Las redes sociales tienen mucho de bueno: comunicación instantánea, contacto con amigos del pasado, enterarse de noticias y opiniones interesantes que, de otra forma, no sería posible. Pero también tienen mucho de malo: culto a la imagen física irrealista, ejemplos negativos para jóvenes, noticias falsas y opiniones llenas de odio.
Otro daño colateral es la idea de que toda persona puede ser famosa, una estrella. Merecedora del interés de miles de fulanos remotos y desconocidos. Y eso trae consigo un problema, o mejor, un reto. ¿Cómo llamar la atención? ¿Cómo hacer que la gente se fije en ti? ¿Cómo competir por el interés de otros, y más cuando hay miles en las mismas y cuando tantos son más bellos, exitosos o brillantes?
Hay, por lo general, dos formas de llamar la atención. Una es positiva: sobresalir en tu campo, logrando cosas útiles y admirables, diciendo frases sabias o haciendo grandes aportes a la humanidad. Otra es negativa: posando de víctima.
Claro, muchas víctimas realmente lo son. Personas ultrajadas, cuyos derechos han sido pisoteados, mujeres violadas y abusadas, millones desplazados de sus hogares, otros acosados por déspotas y niños masacrados. Pero también hemos banalizado el estatus de víctima, porque muchos no lo son. Gente que brinca ante la oportunidad de mostrar sus heridas, porque eso se traduce en atención mediática. Mírenme, parecen decir. Fíjense en mí. Préstenme atención. Y así reciben, por unos segundos, luces y micrófonos. Declararse víctima de un agravio, así no sea real, es la forma más fácil de llamar la atención.

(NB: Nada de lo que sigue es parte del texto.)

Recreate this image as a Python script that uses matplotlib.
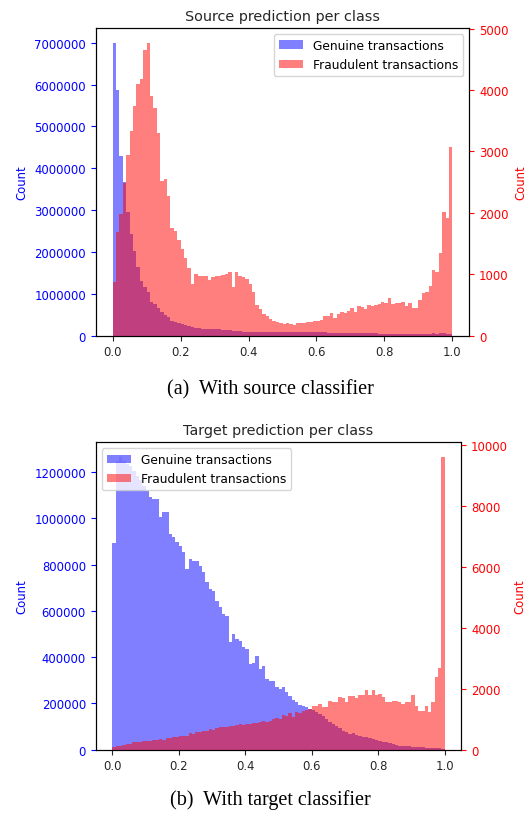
import numpy as np
import matplotlib
matplotlib.use("Agg")
import matplotlib.pyplot as plt

# ---------------- data (100 bins on [0, 1]) ----------------
n_bins = 100
legend_labels = ["Genuine transactions", "Fraudulent transactions"]
titles = ["Source prediction per class", "Target prediction per class"]
captions = ["(a)  With source classifier", "(b)  With target classifier"]
ylabel = "Count"

source_genuine = [
    7000000, 5870000, 4300000, 3660000, 2950000, 2430000, 2030000, 1630000, 1310000, 1160000,
    1040000, 810000, 760000, 670000, 560000, 490000, 440000, 360000, 330000, 300000,
    270000, 250000, 220000, 200000, 190000, 190000, 170000, 170000, 160000, 160000,
    150000, 150000, 140000, 130000, 130000, 120000, 120000, 110000, 100000, 100000,
    100000, 95000, 95000, 95000, 95000, 90000, 85000, 85000, 80000, 80000,
    80000, 80000, 80000, 80000, 80000, 80000, 80000, 80000, 80000, 80000,
    80000, 80000, 78000, 72000, 70000, 70000, 70000, 70000, 70000, 70000,
    70000, 70000, 70000, 70000, 70000, 68000, 65000, 60000, 50000, 50000,
    50000, 50000, 50000, 50000, 50000, 50000, 50000, 50000, 50000, 50000,
    50000, 50000, 50000, 50000, 60000, 50000, 55000, 55000, 45000, 40000,
]
source_fraud = [
    877, 1690, 1977, 2490, 2936, 3330, 3740, 4090, 4180, 4650,
    4770, 3900, 3710, 3300, 2520, 2550, 2275, 1745, 1705, 1560,
    1410, 1270, 1110, 840, 1000, 975, 965, 975, 910, 950,
    975, 965, 985, 1000, 1040, 785, 1040, 975, 950, 920,
    835, 705, 500, 433, 352, 325, 270, 244, 228, 206,
    190, 206, 184, 173, 200, 206, 206, 217, 228, 238,
    238, 249, 314, 314, 368, 292, 357, 379, 368, 401,
    455, 379, 488, 466, 433, 498, 488, 498, 509, 553,
    531, 618, 520, 531, 531, 542, 477, 531, 445, 445,
    585, 688, 705, 813, 1073, 1030, 1344, 2015, 1918, 3078,
]
target_genuine = [
    894000, 1250000, 1266000, 1250000, 1235000, 1225000, 1205000, 1185000, 1165000, 1140000,
    1120000, 1091000, 1084000, 1084000, 1005000, 1027000, 1027000, 933000, 918000, 897000,
    882000, 854000, 781000, 825000, 817000, 817000, 796000, 767000, 724000, 695000,
    688000, 644000, 616000, 587000, 580000, 465000, 500000, 479000, 471000, 443000,
    435000, 371000, 375000, 405000, 350000, 363000, 306000, 298000, 295000, 270000,
    263000, 270000, 248000, 231000, 216000, 205000, 193000, 187000, 183000, 176000,
    173000, 164000, 154000, 144000, 133000, 118000, 111000, 101000, 92000, 82000,
    75000, 68000, 72000, 63000, 58000, 56000, 53000, 49000, 46000, 43000,
    39000, 35000, 32000, 29000, 25000, 20000, 17000, 17000, 14000, 14000,
    12000, 12000, 12000, 12000, 9000, 9000, 9000, 9000, 9000, 3000,
]
target_fraud = [
    77, 132, 132, 140, 186, 186, 241, 241, 250, 270,
    296, 296, 310, 329, 340, 329, 373, 373, 406, 406,
    461, 440, 461, 548, 520, 570, 570, 625, 625, 680,
    650, 700, 735, 735, 760, 789, 780, 820, 844, 820,
    844, 860, 880, 870, 900, 954, 900, 930, 1009, 1031,
    1020, 1140, 1096, 1206, 1060, 1250, 1206, 1283, 1305, 1338,
    1447, 1447, 1502, 1393, 1393, 1612, 1557, 1557, 1721, 1689,
    1557, 1754, 1754, 1689, 1798, 1798, 1974, 1798, 1974, 1798,
    1831, 1721, 1579, 1579, 1612, 1612, 1557, 1502, 1557, 1557,
    1798, 1425, 1283, 1283, 1447, 1228, 1579, 2379, 2675, 9616,
]

edges = np.linspace(0.0, 1.0, n_bins + 1)
centers = 0.5 * (edges[:-1] + edges[1:])

fig = plt.figure(figsize=(5.32, 8.2), dpi=100)

TICK = 8.4
panels = [
    (source_genuine, source_fraud, titles[0], captions[0],
     [0.1799, 0.5894, 0.7023, 0.3752], "upper right", 0.5244),
    (target_genuine, target_fraud, titles[1], captions[1],
     [0.1799, 0.0845, 0.6872, 0.3749], "upper left", 0.0244),
]

for gen, fra, title, cap, rect, loc, cap_y in panels:
    ax = fig.add_axes(rect)
    ax2 = ax.twinx()
    h1 = ax.hist(centers, bins=edges, weights=gen, color="b", alpha=0.5,
                 label=legend_labels[0])[2]
    h2 = ax2.hist(centers, bins=edges, weights=fra, color="r", alpha=0.5,
                  label=legend_labels[1])[2]
    ax.set_xlim(-0.05, 1.05)
    ax.set_ylim(0, max(gen) * 1.05)
    ax2.set_ylim(0, max(fra) * 1.05)
    ax.ticklabel_format(axis="y", style="plain", useOffset=False)
    ax2.ticklabel_format(axis="y", style="plain", useOffset=False)
    ax.tick_params(axis="y", colors="b", labelsize=TICK)
    ax2.tick_params(axis="y", colors="r", labelsize=TICK)
    ax.tick_params(axis="x", labelsize=TICK, colors="#262626")
    ax.set_ylabel(ylabel, color="b", fontsize=TICK)
    ax2.set_ylabel(ylabel, color="r", fontsize=TICK)
    ax.set_title(title, fontsize=10.4, color="#262626")
    ax2.legend([h1[0], h2[0]], legend_labels, loc=loc, fontsize=8.8)
    fig.text(0.508, cap_y, cap, ha="center", va="center",
             fontsize=14.5, family=["Liberation Serif", "DejaVu Serif"])

fig.savefig("out.png", dpi=100)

Hoy muchos son hipersensibles. Nuestra cultura se está volviendo delicada en exceso. Cualquier frase puede herir y la persona dolida saltará para decir: me han ofendido. Y así tendrá la atención deseada.
Hace poco Maureen Dowd en el New York Times recordó el caso de James Carville, uno de los analistas políticos más lúcidos de la actualidad. En su clase universitaria, hubo un motivo para celebrar, y alguien propuso destapar una botella de champaña. Al ver que el joven no lo sabía hacer, Carville dijo en broma: “Ustedes no saldrán de mi clase sin aprender cómo abrir una botella de champaña”. Entonces procedió a hacerlo, y el corcho no estalló de la botella, que es un peligro, sino que emergió con apenas un suspiro. Así debe sonar, sonrió Carville. “Como el gemido de una mujer complacida”. ¿Resultado? Hasta ahí llegó su vida de profesor. Una joven se declaró ofendida por la frase, hubo un juicio académico y al final el analista tuvo que dejar la universidad. En suma, cientos de estudiantes se perderán de aprender de uno de los politólogos más destacados por un comentario tan inocuo. ¿De mal gusto o indecoroso? Quizás. Pero no para que alguien de este calibre renuncie a la docencia.
Atención: estamos creando una cultura frágil, de cáscaras de huevo, donde la frase más tonta puede tener efectos devastadores. Y lo malo es que una cultura así no prepara a los muchachos para la realidad: un campo minado que se debe cruzar con cautela y donde los fusiles acechan con miras telescópicas. Se necesita pellejo para sobrevivir en este mundo. Pero si la trampa de las redes, para llamar la atención, es crear una sociedad de víctimas, estaremos expuestos y vulnerables, y con un punto rojo apuntándonos a la frente.